Two things are on the mind of Open’er’s masses on day two of the festival: walking around in the early evening, the majority of the crowd are either in a Poland football shirt or Red Hot Chili Peppers merch.
The country’s team are playing Portugal in today’s Euro 2016 quarter-final, and the Californian heroes are undertaking a massively anticipated headline set. Both of these are forgotten, though, during a brutal main stage set from Foals. Fresh from their biggest slot yet at Glastonbury last weekend, they’re a band who can now do anything. Yannis Phillipakis brings chaos wherever he goes as standard, and is growing into a frontman who can demand anything from a crowd and receive it instantly. ‘Spanish Sahara’ and ‘Providence’ incite euphoria from the biggest audience of the weekend so far, with Yannis thanking the festival for always being good to them on their third return to Gdynia. A closing trio of ‘Inhaler’, ‘What Went Down’ and ‘Two Steps, Twice’ is simply brutal, even when Yannis gets his foot stuck in a selfie stick while attempting to crowdsurf. Open’er is brimming with excitement today, and Foals satiate every bit.
The first half of the game, which is shown on a big screen and attended by thousands upon thousands, finishes just before Red Hot Chili Peppers, with a swarm of people marching down the airfield to Open’er’s main stage in time to catch opener ‘Can’t Stop’. The band released their eleventh album ‘The Getaway’ last month, but both they and the crowd know it’s their extensive back catalogue that will do the work tonight. Flea is exuberant and hyperactive through the whole set, commenting on the sunrise he saw that morning and how it gave him a new appreciation for life, while periodically inciting a singalong of Polish football anthem ‘Polska, Biało-Czerwoni’ between songs. He also tells the crowd to go and watch Vince Staples’ set at the festival, and begins humming Staples’ track ‘Lift Me Up’, mainly to himself. This is a band so supremely confident in headlining. Nothing new is expected of Red Hot Chili Peppers tonight, and they deliver by rolling out the hits with absolute precision.
Poland have lost the football, on a penalty shoot-out no less. But the atmosphere doesn’t dwindle as a result, with Beirut’s set in the big top amazingly well-attended, with some fans resorting to watching on the screen set just outside the tent itself. Zach Condon’s and band serve as a nice breather amongst the chaos, with songs from last year’s ‘No No No’ proving highlights, and a reminder that Condon remains one of the most intriguing voices in modern folk.
M83 comes next, closing the main stage to a crowd significantly thinned from departing Chilis fans.

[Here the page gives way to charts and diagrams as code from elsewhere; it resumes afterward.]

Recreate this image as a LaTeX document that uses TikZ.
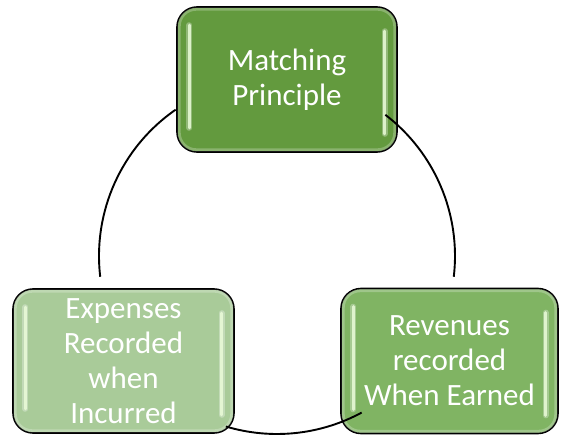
\documentclass[tikz,border=0pt]{standalone}
\usepackage{fontspec}
\setmainfont{Carlito}
\usetikzlibrary{calc}
\definecolor{darkleaf}{HTML}{639A3E}
\definecolor{midleaf}{HTML}{80B463}
\definecolor{paleleaf}{HTML}{A9CB99}
\definecolor{glint}{HTML}{EAFBD8}
\tikzset{
  stage/.style={draw=black, line width=1.6pt, rounded corners=20pt, text=white,
    align=center, inner sep=0pt, font=\fontsize{31}{35}\selectfont},
  gloss/.style={glint, opacity=0.85, line width=3pt, line cap=round},
  cycle arc/.style={line width=1.9pt, black}
}
\begin{document}
\begin{tikzpicture}[x=1pt,y=-1pt]
  \useasboundingbox (0,0) rectangle (563,436);
  \coordinate (c) at (277,256);
  \node[stage, fill=darkleaf, minimum width=220pt, minimum height=145pt] (match) at (287,79.5) {Matching\\Principle};
  \node[stage, fill=paleleaf, minimum width=221pt, minimum height=144pt] (expense) at (123.5,361) {Expenses\\Recorded\\when\\Incurred};
  \node[stage, fill=midleaf, minimum width=217pt, minimum height=145pt] (revenue) at (449.5,361) {Revenues\\recorded\\When Earned};
  % glossy highlights
  \foreach \b in {match,expense,revenue}{
    \draw[white, opacity=0.25, line width=3pt, rounded corners=17pt]
      ([xshift=3pt,yshift=-3pt]\b.north west) rectangle ([xshift=-3pt,yshift=3pt]\b.south east);
    \draw[white, opacity=0.3, line width=6pt, line cap=round] ([xshift=13pt,yshift=-19pt]\b.north west) -- ([xshift=13pt,yshift=25pt]\b.south west);
    \draw[white, opacity=0.3, line width=6pt, line cap=round] ([xshift=-13pt,yshift=-25pt]\b.north east) -- ([xshift=-13pt,yshift=19pt]\b.south east);
    \draw[gloss] ([xshift=13pt,yshift=-19pt]\b.north west) -- ([xshift=13pt,yshift=25pt]\b.south west);
    \draw[gloss] ([xshift=-13pt,yshift=-25pt]\b.north east) -- ([xshift=-13pt,yshift=19pt]\b.south east);
  }
  % arcs of the cycle
  \coordinate (a1) at ($(c)+(235.3:178)$);
  \coordinate (a2) at ($(c)+(-52.5:178)$);
  \coordinate (a3) at ($(c)+(106.7:178)$);
  \draw[cycle arc] (a1) arc[start angle=235.3, end angle=173.3, radius=178];
  \draw[cycle arc] (a2) arc[start angle=-52.5, end angle=6.7, radius=178];
  \draw[cycle arc] (a3) arc[start angle=106.7, end angle=61.6, radius=178];
\end{tikzpicture}
\end{document}
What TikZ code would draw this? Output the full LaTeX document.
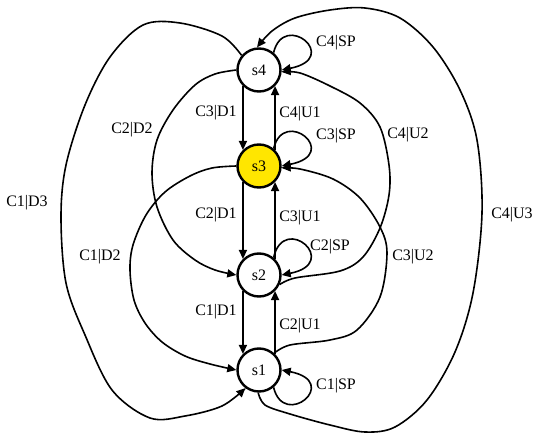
\documentclass[tikz,border=0pt]{standalone}
\usepackage{fontspec}
\setmainfont{Liberation Serif}
\usetikzlibrary{arrows.meta}
\definecolor{stateyellow}{RGB}{255,230,0}
\begin{document}
\begin{tikzpicture}[x=1pt,y=-1pt,
  state/.style={circle,draw,line width=2.4pt,minimum size=43pt,inner sep=0pt,font=\fontsize{16}{18}\selectfont},
  edge/.style={line width=1.6pt,-{Triangle[length=9pt,width=8pt]}},
  lbl/.style={font=\fontsize{16}{18}\selectfont,inner sep=0pt},
  smoothpath/.style={smooth,tension=0.55}]
\useasboundingbox (0,0) rectangle (549,447);

\node[state] (s4) at (259,70) {s4};
\node[state,fill=stateyellow] (s3) at (259,166) {s3};
\node[state] (s2) at (259,275) {s2};
\node[state] (s1) at (259,370) {s1};

% vertical edges
\draw[edge] (s4.225) -- (s3.135);
\draw[edge] (s3.45) -- (s4.-45);
\draw[edge] (s3.225) -- (s2.135);
\draw[edge] (s2.45) -- (s3.-45);
\draw[edge] (s2.225) -- (s1.135);
\draw[edge] (s1.45) -- (s2.-45);

% self loops
\draw[edge] (s4.50) .. controls (284,10) and (342,58) .. (s4.0);
\draw[edge] (s3.50) .. controls (284,106) and (342,154) .. (s3.0);
\draw[edge] (s2.50) .. controls (284,212) and (342,263) .. (s2.0);
\draw[edge] (s1.-50) .. controls (284,430) and (342,382) .. (s1.0);

% left curves
\draw[edge] plot[smoothpath] coordinates {(s4.140) (222,36) (180,23) (143,25) (110,57) (85,105) (66,165) (61,217) (66,283) (85,335) (112,390) (150,418) (185,416) (222,406) (s1.233)};
\draw[edge] plot[smoothpath] coordinates {(s4.180) (215,74) (195,85) (173,110) (157,140) (152,173) (157,207) (173,240) (195,260) (215,270) (s2.180)};
\draw[edge] plot[smoothpath] coordinates {(s3.180) (212,168) (190,176) (165,192) (146,215) (133,245) (130,270) (134,300) (145,323) (162,342) (185,356) (210,364) (s1.180)};

% right curves
\draw[edge] plot[smoothpath] coordinates {(s1.268) (265,405) (290,414) (330,425) (365,432) (395,427) (427,400) (455,352) (473,293) (482,213) (477,140) (460,90) (433,47) (400,18) (365,8) (330,10) (295,18) (272,31) (s4.95)};
\draw[edge] plot[smoothpath] coordinates {(s2.-25) (295,278) (340,271) (363,257) (380,228) (389,195) (389,165) (380,127) (360,103) (330,86) (300,73) (s4.-5)};
\draw[edge] plot[smoothpath] coordinates {(s1.48) (290,345) (330,340) (357,330) (380,297) (387,253) (380,227) (360,198) (333,179) (300,169) (s3.-5)};

% labels
\node[lbl] (l1) at (216,113) {C3|D1};
\node[lbl] (l2) at (300,114) {C4|U1};
\node[lbl] (l3) at (336,43) {C4|SP};
\node[lbl] (l4) at (336,136) {C3|SP};
\node[lbl] (l5) at (216,215) {C2|D1};
\node[lbl] (l6) at (300,218) {C3|U1};
\node[lbl] (l7) at (330,247) {C2|SP};
\node[lbl] (l8) at (216,312) {C1|D1};
\node[lbl] (l9) at (300,326) {C2|U1};
\node[lbl] (l10) at (336,386) {C1|SP};
\node[lbl] (l11) at (132,130) {C2|D2};
\node[lbl] (l12) at (27,203) {C1|D3};
\node[lbl] (l13) at (100,257) {C1|D2};
\node[lbl] (l14) at (408,135) {C4|U2};
\node[lbl] (l15) at (512,215) {C4|U3};
\node[lbl] (l16) at (413,257) {C3|U2};
\end{tikzpicture}
\end{document}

When Anthony Gonzalez released ‘Midnight City’, it looked like the world was his. Obtuse new album ‘Junk’ has prompted a slight reconsideration of his lofty ambitions, but the Frenchman still makes tonight’s set one that exists on the grandest scale. The set is an explosion of colour, and by all means has the potential to headline across the world, but there just aren’t quite enough ‘wow’ moments, or the roars that should greet the intro to every song in a main stage set. Anthony’s ambitions are clearly still of the highest order, but the songs haven’t quite caught up yet.
Caribou toured ‘Our Love’ almost to death last summer. Popping up at every festival imaginable, Dan Snaith and co took the album to every corner of the world, riding on the wave of ‘Can’t Do Without You’. It’s strange to see him back out on the road this year, then, with no new material under his belt. 1.30am in a packed, sweaty tent isn’t the time to ponder these things though, with the crowd lapping up every cut from ‘Our Love’ and ‘Swim’. Versions of ‘Our Love”s title track and ‘Mars’ are given meandering, extended outros which take the sound up and down like waves, never sitting still. A closing trio of ‘Odessa’, ‘Can’t Do Without You’ and ‘Sun’ is a crushing reminder of Caribou’s repertoire of hits, and new material can wait when Dan is still sending the crowd off into the night, arm in arm, sun coming up, repeating “I can’t do without you” in a thick Polish accent.